--- Objective ---
Reproduce exactly, with no pictures, each line from the opening of the material down through the line containing "const HI_PINK = '#ff00ff';".

— Start Stored data —

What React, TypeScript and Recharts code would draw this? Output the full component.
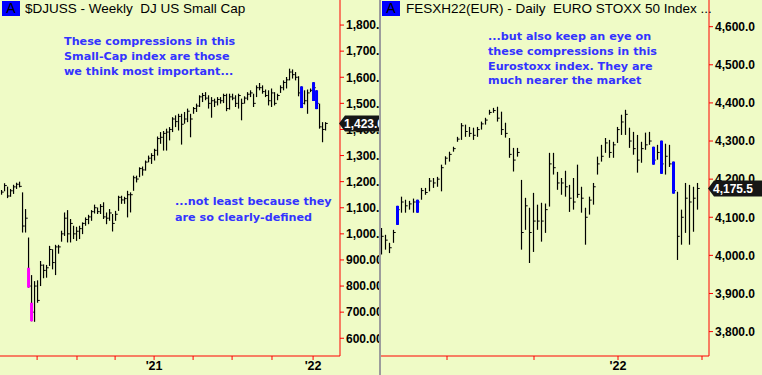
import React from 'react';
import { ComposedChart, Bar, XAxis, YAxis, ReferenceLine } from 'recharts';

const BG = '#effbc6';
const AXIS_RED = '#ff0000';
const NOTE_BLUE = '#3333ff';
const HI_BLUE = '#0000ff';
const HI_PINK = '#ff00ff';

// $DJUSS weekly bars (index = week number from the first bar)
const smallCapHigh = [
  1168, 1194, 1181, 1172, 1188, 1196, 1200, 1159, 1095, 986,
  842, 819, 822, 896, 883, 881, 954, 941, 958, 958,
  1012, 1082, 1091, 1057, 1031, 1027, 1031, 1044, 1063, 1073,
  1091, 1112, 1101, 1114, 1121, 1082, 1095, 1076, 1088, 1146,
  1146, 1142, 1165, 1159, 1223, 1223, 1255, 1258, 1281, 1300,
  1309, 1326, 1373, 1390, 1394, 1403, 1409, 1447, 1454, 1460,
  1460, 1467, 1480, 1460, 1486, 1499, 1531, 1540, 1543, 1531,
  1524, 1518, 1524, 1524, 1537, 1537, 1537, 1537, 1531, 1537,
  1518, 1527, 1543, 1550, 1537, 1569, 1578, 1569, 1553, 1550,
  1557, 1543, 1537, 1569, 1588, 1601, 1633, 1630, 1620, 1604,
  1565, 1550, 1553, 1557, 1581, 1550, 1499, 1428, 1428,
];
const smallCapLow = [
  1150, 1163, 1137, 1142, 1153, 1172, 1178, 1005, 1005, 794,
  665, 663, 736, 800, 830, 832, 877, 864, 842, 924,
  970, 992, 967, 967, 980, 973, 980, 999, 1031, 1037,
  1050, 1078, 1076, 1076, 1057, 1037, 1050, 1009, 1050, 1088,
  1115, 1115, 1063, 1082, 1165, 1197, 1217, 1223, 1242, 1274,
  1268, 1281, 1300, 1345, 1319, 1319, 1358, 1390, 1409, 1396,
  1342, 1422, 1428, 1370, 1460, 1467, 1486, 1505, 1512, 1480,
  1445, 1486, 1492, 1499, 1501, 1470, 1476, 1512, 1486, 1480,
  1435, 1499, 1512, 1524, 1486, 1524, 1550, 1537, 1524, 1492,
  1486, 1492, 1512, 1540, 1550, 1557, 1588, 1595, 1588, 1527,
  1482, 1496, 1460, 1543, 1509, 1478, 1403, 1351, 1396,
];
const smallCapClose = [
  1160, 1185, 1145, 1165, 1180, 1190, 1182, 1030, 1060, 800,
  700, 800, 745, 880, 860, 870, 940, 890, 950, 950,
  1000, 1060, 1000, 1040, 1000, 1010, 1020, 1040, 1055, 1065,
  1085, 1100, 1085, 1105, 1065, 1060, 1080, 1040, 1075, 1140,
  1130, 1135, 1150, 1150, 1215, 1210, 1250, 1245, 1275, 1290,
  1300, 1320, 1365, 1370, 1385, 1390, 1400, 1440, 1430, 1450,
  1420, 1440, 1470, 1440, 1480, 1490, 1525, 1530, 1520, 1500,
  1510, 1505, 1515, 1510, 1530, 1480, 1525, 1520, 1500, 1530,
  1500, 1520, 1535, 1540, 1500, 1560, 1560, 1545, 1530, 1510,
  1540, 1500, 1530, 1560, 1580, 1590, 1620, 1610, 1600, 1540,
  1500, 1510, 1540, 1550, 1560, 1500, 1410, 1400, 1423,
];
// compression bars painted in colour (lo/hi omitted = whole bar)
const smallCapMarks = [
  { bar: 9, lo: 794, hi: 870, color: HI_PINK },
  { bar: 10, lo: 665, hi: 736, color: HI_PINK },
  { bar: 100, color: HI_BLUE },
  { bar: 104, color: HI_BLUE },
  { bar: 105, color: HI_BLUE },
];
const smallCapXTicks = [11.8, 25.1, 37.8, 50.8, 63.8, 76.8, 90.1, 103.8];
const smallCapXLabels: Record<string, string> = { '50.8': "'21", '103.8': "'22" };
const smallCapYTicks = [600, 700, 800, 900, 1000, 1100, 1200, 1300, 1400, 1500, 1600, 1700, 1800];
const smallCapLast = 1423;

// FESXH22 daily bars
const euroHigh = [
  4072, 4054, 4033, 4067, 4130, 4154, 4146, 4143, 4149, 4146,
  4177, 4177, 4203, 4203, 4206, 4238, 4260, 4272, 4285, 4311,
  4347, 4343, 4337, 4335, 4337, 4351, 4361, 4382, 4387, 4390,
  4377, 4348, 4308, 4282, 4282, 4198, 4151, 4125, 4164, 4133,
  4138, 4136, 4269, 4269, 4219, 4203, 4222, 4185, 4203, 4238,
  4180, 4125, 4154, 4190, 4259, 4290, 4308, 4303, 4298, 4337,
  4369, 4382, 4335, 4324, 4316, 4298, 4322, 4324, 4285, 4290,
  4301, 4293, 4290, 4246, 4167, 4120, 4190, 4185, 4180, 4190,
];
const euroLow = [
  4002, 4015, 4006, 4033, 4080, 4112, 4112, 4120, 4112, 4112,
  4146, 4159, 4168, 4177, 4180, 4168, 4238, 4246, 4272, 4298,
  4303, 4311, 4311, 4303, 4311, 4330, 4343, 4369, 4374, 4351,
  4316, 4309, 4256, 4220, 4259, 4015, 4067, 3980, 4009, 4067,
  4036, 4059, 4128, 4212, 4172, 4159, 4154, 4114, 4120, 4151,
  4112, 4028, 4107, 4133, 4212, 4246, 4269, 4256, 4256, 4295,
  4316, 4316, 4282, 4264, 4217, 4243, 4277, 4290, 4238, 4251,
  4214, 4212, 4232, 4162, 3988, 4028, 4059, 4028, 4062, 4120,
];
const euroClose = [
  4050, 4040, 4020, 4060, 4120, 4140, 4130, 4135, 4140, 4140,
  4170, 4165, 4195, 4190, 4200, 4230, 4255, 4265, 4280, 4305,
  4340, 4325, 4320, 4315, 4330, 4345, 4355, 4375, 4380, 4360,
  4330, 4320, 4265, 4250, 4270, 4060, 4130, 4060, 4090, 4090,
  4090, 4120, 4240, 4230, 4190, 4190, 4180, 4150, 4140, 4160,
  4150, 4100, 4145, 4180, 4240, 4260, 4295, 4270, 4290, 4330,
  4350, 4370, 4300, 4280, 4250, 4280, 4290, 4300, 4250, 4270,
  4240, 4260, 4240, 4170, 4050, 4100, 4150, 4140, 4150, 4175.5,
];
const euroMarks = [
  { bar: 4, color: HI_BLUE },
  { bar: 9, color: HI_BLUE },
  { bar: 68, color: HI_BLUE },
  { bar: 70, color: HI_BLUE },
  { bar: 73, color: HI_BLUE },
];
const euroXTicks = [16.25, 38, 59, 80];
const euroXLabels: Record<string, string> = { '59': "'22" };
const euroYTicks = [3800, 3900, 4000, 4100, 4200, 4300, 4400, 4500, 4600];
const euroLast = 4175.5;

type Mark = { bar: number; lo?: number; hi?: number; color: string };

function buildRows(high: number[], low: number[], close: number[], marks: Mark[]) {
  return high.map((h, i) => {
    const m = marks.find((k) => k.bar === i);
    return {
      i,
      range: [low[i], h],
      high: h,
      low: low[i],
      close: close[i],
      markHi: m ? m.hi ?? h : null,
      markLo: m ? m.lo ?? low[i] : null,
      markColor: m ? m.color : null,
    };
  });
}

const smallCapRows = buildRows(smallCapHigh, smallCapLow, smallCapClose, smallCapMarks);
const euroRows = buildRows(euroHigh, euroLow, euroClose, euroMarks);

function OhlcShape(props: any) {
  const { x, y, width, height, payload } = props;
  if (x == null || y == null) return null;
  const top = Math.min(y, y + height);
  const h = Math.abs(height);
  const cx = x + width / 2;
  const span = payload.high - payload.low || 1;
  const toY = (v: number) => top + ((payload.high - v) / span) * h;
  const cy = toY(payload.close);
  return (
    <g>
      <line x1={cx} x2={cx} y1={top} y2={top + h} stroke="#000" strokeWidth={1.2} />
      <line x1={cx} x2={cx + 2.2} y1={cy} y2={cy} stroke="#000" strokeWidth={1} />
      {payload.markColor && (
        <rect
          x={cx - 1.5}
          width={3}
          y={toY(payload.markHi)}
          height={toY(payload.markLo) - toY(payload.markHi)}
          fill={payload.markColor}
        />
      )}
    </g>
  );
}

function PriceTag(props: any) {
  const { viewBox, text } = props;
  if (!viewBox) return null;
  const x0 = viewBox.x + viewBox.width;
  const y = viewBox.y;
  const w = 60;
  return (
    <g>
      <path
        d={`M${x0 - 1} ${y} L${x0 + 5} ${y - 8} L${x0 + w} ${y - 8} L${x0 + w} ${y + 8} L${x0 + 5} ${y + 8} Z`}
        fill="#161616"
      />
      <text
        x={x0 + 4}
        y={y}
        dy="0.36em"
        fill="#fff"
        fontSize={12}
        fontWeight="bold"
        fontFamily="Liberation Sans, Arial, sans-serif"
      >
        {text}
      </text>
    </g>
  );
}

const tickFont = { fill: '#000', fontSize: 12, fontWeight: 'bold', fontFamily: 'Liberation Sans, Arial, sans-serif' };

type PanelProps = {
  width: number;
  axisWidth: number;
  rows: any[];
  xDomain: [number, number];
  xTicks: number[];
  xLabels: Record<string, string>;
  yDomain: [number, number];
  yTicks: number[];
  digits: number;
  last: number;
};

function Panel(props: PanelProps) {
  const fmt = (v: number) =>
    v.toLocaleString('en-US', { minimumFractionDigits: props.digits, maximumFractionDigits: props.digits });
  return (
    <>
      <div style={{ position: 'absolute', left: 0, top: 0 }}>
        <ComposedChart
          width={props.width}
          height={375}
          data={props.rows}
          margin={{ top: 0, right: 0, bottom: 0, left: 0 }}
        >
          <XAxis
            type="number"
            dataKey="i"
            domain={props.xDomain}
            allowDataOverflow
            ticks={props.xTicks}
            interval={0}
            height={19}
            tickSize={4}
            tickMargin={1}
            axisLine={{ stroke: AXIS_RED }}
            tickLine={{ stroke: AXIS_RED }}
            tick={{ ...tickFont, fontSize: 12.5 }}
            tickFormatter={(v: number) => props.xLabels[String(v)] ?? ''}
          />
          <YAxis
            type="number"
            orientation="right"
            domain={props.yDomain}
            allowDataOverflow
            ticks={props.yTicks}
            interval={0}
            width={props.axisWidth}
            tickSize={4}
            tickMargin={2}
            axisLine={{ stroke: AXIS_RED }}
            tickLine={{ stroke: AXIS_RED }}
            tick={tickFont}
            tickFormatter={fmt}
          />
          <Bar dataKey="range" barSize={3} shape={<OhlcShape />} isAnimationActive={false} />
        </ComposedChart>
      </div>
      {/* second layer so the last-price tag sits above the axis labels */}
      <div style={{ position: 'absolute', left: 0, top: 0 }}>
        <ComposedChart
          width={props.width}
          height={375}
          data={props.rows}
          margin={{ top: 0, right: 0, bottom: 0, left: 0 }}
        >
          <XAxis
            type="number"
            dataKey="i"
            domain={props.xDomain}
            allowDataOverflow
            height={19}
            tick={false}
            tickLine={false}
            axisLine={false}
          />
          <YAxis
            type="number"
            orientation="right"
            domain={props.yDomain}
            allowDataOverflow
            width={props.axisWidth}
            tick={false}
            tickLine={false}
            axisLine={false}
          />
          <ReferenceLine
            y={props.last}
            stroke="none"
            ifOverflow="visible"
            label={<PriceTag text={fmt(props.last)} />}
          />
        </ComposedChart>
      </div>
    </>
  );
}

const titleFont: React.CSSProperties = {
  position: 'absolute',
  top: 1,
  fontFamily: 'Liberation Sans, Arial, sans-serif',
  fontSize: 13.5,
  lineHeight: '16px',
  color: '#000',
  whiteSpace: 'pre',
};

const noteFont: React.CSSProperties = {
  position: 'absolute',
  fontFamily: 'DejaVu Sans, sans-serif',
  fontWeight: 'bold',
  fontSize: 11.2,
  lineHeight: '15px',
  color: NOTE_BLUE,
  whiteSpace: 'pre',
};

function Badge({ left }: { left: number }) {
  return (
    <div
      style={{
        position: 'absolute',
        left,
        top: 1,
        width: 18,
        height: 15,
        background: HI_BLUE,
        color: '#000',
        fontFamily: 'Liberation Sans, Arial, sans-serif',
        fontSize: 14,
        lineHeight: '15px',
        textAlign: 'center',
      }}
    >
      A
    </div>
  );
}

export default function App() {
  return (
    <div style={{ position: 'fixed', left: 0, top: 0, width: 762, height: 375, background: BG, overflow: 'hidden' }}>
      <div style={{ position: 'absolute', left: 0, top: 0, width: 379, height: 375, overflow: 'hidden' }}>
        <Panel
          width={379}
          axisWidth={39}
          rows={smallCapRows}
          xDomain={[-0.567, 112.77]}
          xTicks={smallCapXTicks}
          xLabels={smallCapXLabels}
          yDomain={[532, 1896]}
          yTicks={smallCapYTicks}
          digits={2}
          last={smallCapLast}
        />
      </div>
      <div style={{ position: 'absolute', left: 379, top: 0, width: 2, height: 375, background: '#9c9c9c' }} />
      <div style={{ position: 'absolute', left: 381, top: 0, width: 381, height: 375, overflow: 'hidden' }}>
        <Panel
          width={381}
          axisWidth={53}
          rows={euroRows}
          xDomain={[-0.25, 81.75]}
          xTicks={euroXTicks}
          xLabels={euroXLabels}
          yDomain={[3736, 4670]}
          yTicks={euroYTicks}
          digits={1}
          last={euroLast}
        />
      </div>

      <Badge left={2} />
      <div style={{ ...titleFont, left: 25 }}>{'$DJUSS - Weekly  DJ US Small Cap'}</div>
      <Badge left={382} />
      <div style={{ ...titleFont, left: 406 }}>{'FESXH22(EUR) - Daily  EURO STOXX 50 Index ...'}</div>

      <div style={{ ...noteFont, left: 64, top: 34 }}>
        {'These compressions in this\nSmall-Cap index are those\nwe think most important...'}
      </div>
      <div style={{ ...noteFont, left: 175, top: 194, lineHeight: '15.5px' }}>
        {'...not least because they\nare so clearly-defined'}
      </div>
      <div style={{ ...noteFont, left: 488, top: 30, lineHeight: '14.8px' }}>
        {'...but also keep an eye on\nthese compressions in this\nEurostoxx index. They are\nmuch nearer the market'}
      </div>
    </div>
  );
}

— End Stored data —

--- Reply ---
What React, TypeScript and Recharts code would draw this? Output the full component.
import React from 'react';
import { ComposedChart, Bar, XAxis, YAxis, ReferenceLine } from 'recharts';

const BG = '#effbc6';
const AXIS_RED = '#ff0000';
const NOTE_BLUE = '#3333ff';
const HI_BLUE = '#0000ff';
const HI_PINK = '#ff00ff';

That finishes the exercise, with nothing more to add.